[start of Task input]

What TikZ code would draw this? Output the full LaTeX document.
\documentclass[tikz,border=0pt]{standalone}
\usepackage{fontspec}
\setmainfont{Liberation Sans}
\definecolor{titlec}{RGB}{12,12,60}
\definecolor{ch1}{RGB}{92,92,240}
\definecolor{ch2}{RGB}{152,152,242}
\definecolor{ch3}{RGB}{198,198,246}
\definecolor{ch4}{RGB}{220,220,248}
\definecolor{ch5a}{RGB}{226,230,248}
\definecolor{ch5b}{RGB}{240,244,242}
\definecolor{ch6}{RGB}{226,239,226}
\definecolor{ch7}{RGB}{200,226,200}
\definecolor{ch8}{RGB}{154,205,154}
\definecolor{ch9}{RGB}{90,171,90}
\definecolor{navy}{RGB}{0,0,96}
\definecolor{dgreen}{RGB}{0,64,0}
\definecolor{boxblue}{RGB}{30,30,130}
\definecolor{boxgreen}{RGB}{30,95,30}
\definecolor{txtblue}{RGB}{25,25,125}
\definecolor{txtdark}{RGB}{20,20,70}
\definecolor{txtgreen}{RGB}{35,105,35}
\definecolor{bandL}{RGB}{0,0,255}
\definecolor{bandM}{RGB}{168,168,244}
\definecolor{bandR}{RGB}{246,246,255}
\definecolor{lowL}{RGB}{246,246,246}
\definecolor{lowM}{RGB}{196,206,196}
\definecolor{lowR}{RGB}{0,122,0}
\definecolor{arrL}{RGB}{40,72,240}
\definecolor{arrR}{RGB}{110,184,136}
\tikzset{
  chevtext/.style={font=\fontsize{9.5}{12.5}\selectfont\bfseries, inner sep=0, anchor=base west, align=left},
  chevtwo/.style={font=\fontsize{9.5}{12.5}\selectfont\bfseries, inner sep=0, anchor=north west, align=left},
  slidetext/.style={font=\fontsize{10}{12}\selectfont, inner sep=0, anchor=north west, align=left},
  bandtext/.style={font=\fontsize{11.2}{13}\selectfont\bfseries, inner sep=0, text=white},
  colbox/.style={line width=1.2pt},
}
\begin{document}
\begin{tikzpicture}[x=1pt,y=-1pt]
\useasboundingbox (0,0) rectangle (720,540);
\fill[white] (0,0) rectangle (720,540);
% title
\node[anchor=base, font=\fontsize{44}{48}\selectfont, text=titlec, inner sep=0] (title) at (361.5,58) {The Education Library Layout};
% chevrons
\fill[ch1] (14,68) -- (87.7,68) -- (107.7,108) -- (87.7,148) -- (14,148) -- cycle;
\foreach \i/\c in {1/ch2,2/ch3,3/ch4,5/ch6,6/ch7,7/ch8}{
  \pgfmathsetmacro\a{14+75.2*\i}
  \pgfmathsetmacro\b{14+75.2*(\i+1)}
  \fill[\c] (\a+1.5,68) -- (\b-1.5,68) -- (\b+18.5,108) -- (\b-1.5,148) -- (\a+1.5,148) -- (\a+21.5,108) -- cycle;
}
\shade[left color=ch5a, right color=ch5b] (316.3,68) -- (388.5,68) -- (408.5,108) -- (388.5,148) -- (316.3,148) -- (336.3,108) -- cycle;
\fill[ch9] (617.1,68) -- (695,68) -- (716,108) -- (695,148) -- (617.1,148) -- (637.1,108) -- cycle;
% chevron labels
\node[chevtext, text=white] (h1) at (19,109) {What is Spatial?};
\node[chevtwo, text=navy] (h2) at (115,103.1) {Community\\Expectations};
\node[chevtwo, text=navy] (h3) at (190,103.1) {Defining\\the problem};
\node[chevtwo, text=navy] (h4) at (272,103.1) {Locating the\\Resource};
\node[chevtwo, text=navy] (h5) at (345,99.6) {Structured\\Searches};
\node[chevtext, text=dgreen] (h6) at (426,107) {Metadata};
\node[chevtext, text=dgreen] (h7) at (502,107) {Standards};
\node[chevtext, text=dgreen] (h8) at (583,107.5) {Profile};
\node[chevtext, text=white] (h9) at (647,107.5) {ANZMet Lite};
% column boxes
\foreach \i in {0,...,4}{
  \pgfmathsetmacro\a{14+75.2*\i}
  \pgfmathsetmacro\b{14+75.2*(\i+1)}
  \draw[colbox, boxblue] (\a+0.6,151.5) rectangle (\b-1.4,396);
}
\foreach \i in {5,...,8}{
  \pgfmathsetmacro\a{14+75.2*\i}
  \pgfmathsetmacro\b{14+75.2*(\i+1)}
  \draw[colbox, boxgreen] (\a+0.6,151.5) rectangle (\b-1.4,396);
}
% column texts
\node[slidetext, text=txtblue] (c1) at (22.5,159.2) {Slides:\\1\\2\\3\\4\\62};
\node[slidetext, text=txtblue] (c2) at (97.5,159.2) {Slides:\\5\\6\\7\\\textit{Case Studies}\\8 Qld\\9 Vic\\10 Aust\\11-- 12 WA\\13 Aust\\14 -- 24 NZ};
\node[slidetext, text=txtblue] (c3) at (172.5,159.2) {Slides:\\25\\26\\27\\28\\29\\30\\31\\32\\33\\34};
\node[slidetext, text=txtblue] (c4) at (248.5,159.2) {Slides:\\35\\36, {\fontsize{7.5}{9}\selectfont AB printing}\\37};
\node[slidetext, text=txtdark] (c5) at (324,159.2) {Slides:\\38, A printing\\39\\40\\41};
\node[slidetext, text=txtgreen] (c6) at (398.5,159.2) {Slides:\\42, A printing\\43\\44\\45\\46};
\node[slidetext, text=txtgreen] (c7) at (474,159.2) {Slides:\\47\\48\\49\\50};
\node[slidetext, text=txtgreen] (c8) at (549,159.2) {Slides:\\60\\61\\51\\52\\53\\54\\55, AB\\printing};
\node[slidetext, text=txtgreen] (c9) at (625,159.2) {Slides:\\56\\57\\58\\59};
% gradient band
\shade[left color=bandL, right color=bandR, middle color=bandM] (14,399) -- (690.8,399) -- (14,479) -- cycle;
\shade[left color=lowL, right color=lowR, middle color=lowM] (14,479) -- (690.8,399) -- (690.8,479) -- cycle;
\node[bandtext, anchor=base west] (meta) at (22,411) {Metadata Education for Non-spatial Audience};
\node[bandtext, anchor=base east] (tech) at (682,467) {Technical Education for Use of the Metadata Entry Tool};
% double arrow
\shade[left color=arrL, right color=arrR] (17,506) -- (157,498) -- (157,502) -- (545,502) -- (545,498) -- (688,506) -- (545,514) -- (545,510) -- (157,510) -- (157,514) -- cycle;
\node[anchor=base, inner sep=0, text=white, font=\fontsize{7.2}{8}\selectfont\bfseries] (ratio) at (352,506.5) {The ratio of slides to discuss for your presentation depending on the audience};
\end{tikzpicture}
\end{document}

[end of Task input]
[start of Task input]

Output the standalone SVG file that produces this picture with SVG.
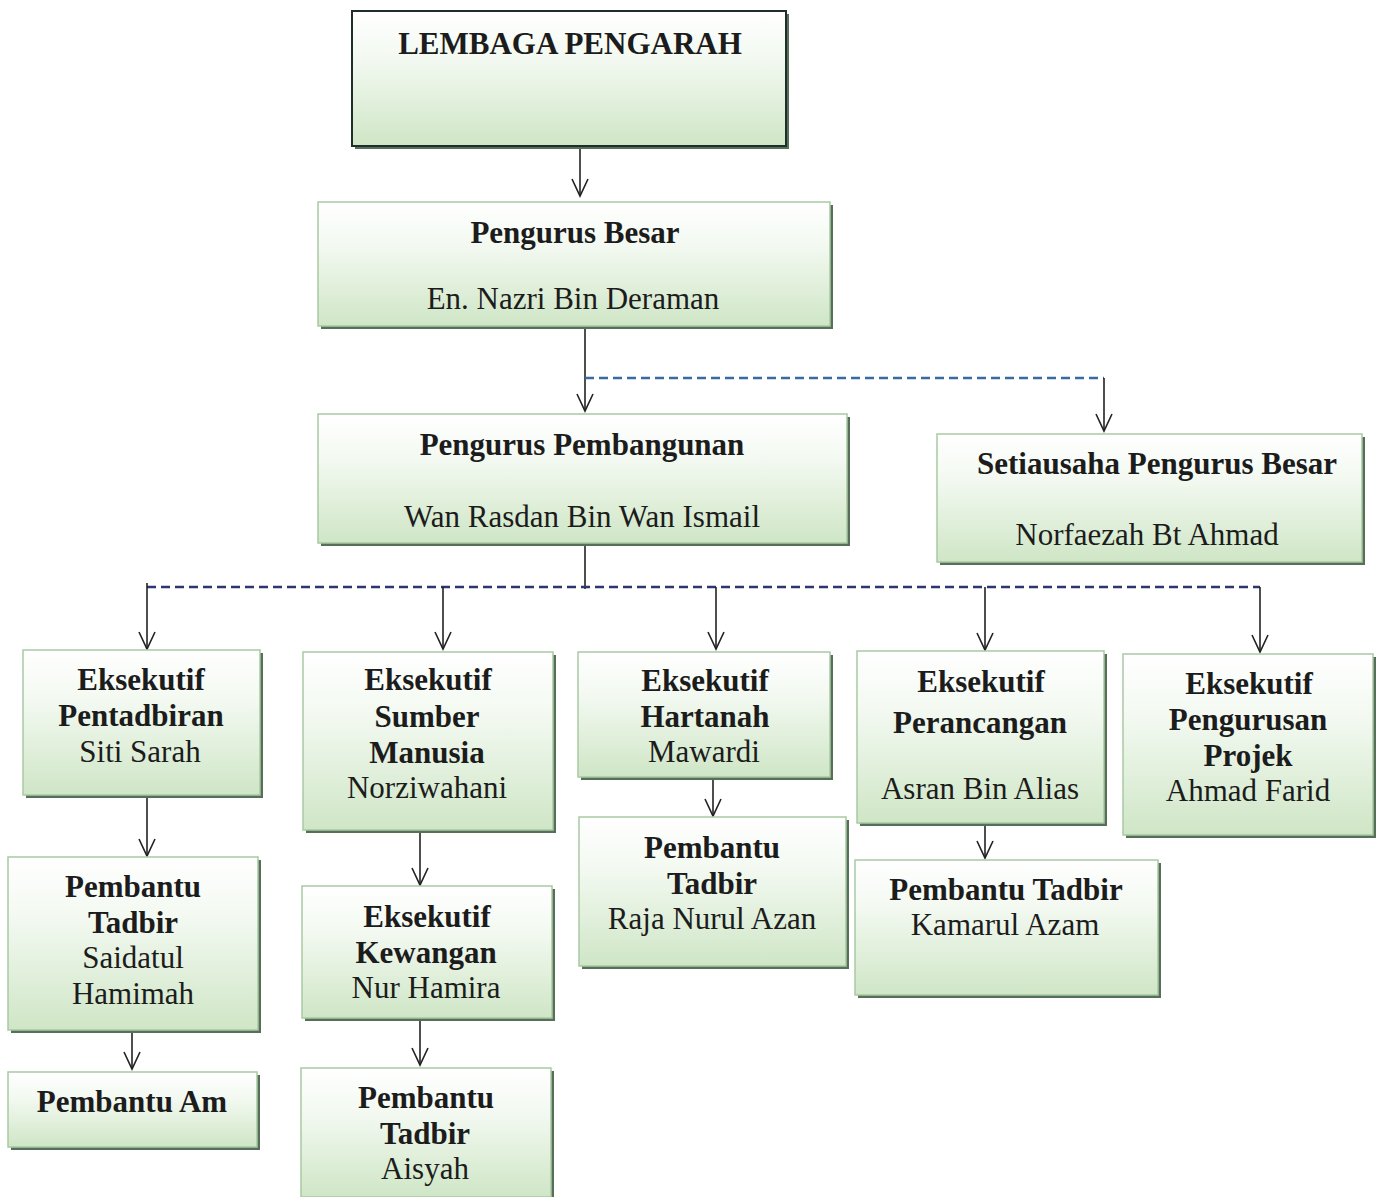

[end of Task input]

• Objective: Pull out all lines from the listing that contain the string "this".

• Output of the exercise:
What TikZ code would draw this? Output the full LaTeX document.
Output the standalone SVG file that produces this picture with SVG.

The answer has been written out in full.